For an ascending sequence of integers \(1 \leq p_1 \lt p_2 \lt \cdots \lt p_l \leq N\), a necessary and sufficient condition for the existence of an operation sequence such that the elements remaining in the stack at the end are the \(p_1\)-th, \(p_2\)-th, \(\ldots\), \(p_l\)-th elements of \(A\) is:

\(p_i - p_{i-1}\) is odd for all \(i = 1, 2, \ldots, l+1\),

where \(p_0 \coloneqq 0\) and \(p_{l+1} \coloneqq N+1\).

• (Necessity) For the \(p_i\)-th element to remain in the stack after the \(p_{i-1}\)-th element, the operations for the \((p_{i-1}+1)\)-th through the \((p_i-1)\)-th must be done in such a way that those elements do not remain in the stack.
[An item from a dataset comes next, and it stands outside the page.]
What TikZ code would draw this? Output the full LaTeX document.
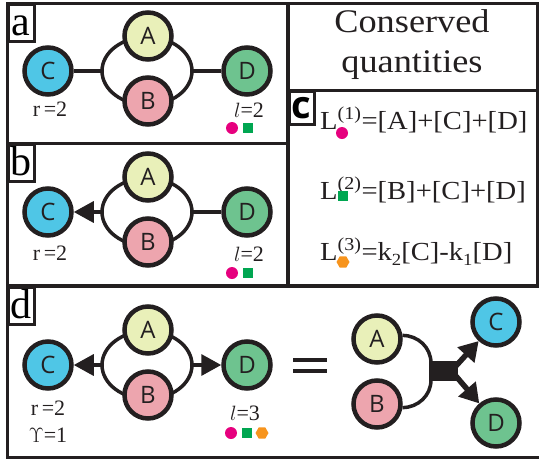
\documentclass[tikz,border=0pt]{standalone}
\usepackage{fontspec}
\setmainfont{Liberation Serif}
\newfontfamily\nodefont{Open Sans}
\newfontfamily\lawfont[FakeStretch=1.1]{Liberation Serif}
\usetikzlibrary{arrows.meta, shapes.geometric, calc}
\definecolor{ink}{HTML}{231F20}
\definecolor{specA}{HTML}{E9F0B9}
\definecolor{specB}{HTML}{EDA5AE}
\definecolor{specC}{HTML}{4FC6E6}
\definecolor{specD}{HTML}{6EC38F}
\definecolor{lawone}{HTML}{E6007E}
\definecolor{lawtwo}{HTML}{00A651}
\definecolor{lawthree}{HTML}{F7941D}
% one copy of the A+B <-> C+D network, #1 = prefix, #2 = height of the C--D axis
\newcommand*{\crn}[2]{%
  \draw[link] (147,#2) ellipse [x radius=45, y radius=34];
  \coordinate (#1L) at (102,#2);
  \coordinate (#1R) at (192,#2);
  \node[species, fill=specC] (#1C) at (48,#2) {C};
  \node[species, fill=specA] (#1A) at (148,#2-35) {A};
  \node[species, fill=specB] (#1B) at (148,#2+30) {B};
  \node[species, fill=specD] (#1D) at (247,#2) {D};
}

\begin{document}
\begin{tikzpicture}[x=1pt, y=-1pt,
    panel/.style   = {draw=ink, line width=3pt},
    tag/.style     = {draw=ink, line width=2.5pt, fill=white, anchor=north west,
                      inner sep=0pt, minimum width=26pt, text height=31pt,
                      text depth=6pt, font=\fontsize{42}{42}\selectfont},
    species/.style = {circle, draw=ink, line width=4.5pt, minimum size=47pt,
                      inner sep=0pt, text=ink, font=\nodefont\fontsize{24}{24}\selectfont},
    link/.style    = {draw=ink, line width=3.5pt},
    react/.style   = {link, -{Triangle[length=20pt, width=21pt]}},
    bigreact/.style= {draw=ink, line width=5.5pt, -{Triangle[length=19pt, width=22pt]}},
    note/.style    = {anchor=base, inner sep=0pt, text=ink,
                      font=\fontsize{22}{22}\selectfont},
    law/.style     = {anchor=base west, inner sep=0pt, text=ink,
                      font=\lawfont\fontsize{26}{26}\selectfont},
    lawdot/.style  = {circle, fill=lawone, minimum size=12pt, inner sep=0pt},
    lawsq/.style   = {rectangle, fill=lawtwo, minimum size=9.5pt, inner sep=0pt},
    lawhex/.style  = {regular polygon, regular polygon sides=6, fill=lawthree,
                      minimum size=13pt, inner sep=0pt},
  ]
  \useasboundingbox (0,0) rectangle (539,461);

  % frames
  \draw[panel] (7,3) rectangle (287,143);
  \draw[panel] (7,143) rectangle (287,285);
  \draw[panel] (288,3) rectangle (537,285);
  \draw[panel] (288,90) -- (537,90);
  \draw[panel] (548,286) -- (7,286) -- (7,457) -- (548,457);

  % a
  \crn{a}{71}
  \draw[link] (aC) -- (aL);
  \draw[link] (aR) -- (aD);
  \node[note] (ar) at (50,116) {r\,=2};
  \node[note] (al) at (249,117) {$l$=2};
  \node[lawdot] (a1) at (232,128) {};
  \node[lawsq] (a2) at (248,128) {};

  % b
  \crn{b}{212}
  \draw[react] (bL) -- (bC);
  \draw[link] (bR) -- (bD);
  \node[note] (br) at (50,260) {r\,=2};
  \node[note] (bl) at (249,261) {$l$=2};
  \node[lawdot] (b1) at (232,273) {};
  \node[lawsq] (b2) at (248,273) {};

  % c
  \node[font=\lawfont\fontsize{33}{40}\selectfont, align=center, text=ink] (title) at (412,45)
    {Conserved\\quantities};
  \node[law] (eq1) at (320,129) {L\textsuperscript{(1)}=[A]+[C]+[D]};
  \node[law] (eq2) at (320,199) {L\textsuperscript{(2)}=[B]+[C]+[D]};
  \node[law] (eq3) at (320,260) {L\textsuperscript{(3)}=k\raisebox{-5pt}{\fontsize{17}{17}\selectfont 2}[C]-k\raisebox{-5pt}{\fontsize{17}{17}\selectfont 1}[D]};
  \node[lawdot] (c1) at (342,133) {};
  \node[lawsq] (c2) at (343,196) {};
  \node[lawhex] (c3) at (343,262) {};

  % d
  \crn{d}{365}
  \draw[react] (dL) -- (dC);
  \draw[react] (dR) -- (dD);
  \node[note] (dr) at (48,415) {r\,=2};
  \node[note] (dg) at (48,442) {$\Upsilon$=1};
  \node[note] (dl) at (245,420) {$l$=3};
  \node[lawdot] (d1) at (231,433) {};
  \node[lawsq] (d2) at (247,433) {};
  \node[lawhex] (d3) at (262,433) {};

  \draw[link, line width=4pt] (293,360) -- (327,360) (293,371) -- (327,371);

  \node[species, fill=specA] (eA) at (377,339) {A};
  \node[species, fill=specB] (eB) at (377,404) {B};
  \node[species, fill=specC] (eC) at (496,322) {C};
  \node[species, fill=specD] (eD) at (496,423) {D};
  \coordinate (jt) at (431,363);
  \coordinate (jb) at (431,380);
  \coordinate (jc) at (455,367);
  \coordinate (jd) at (455,375);
  \draw[link] (eA.8) to[out=0, in=90] (jt);
  \draw[link] (eB.-8) to[out=0, in=-90] (jb);
  \fill[ink] (429,361) rectangle (458,381);
  \draw[bigreact] (jc) -- (eC);
  \draw[bigreact] (jd) -- (eD);

  % labels on top of the frames
  \node[tag] (la) at (7,3) {a};
  \node[tag] (lb) at (7,143) {b};
  \node[tag, minimum width=25pt, text height=27pt, text depth=6pt,
        font=\nodefont\bfseries\fontsize{38}{38}\selectfont] (lc) at (288,90) {c};
  \node[tag] (ld) at (7,286) {d};
\end{tikzpicture}
\end{document}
Therefore, among those operations from the \((p_{i-1}+1)\)-th to \((p_i-1)\)-th, the number of push operations must equal the number of pop operations. Hence, \(p_i - p_{i-1}\) must be odd.
• (Sufficiency) For each \(i\), during the operations from the \((p_{i-1}+1)\)-th through \((p_i-1)\)-th, one can push and pop alternately in matching numbers, and then push on the \(p_i\)-th operation, so that the desired element remains in the stack.

Therefore, the problem is equivalent to choosing whether each element of \(A\) remains in the stack (conveniently regarding the \(0\)-th and \((N+1)\)-th elements as also remaining) so that the difference between adjacent indices of the remaining elements is odd, and maximizing the sum of the remaining elements.

We can solve this by dynamic programming in \(O(N)\) time, deciding in order for \(i = 1, 2, \ldots, N\) whether to keep the \(i\)-th element in the stack or not. Define the DP table:

\(\mathrm{dp}[i][j] =\) (the maximum possible sum of kept elements among the decisions whether to keep elements up to the \(i\)-th, assuming the most recently kept element was an even number of steps earlier if \(j = 0\), and an odd number of steps earlier if \(j = 1\)).

Using this DP approach, we can solve the problem in \(O(N)\) time.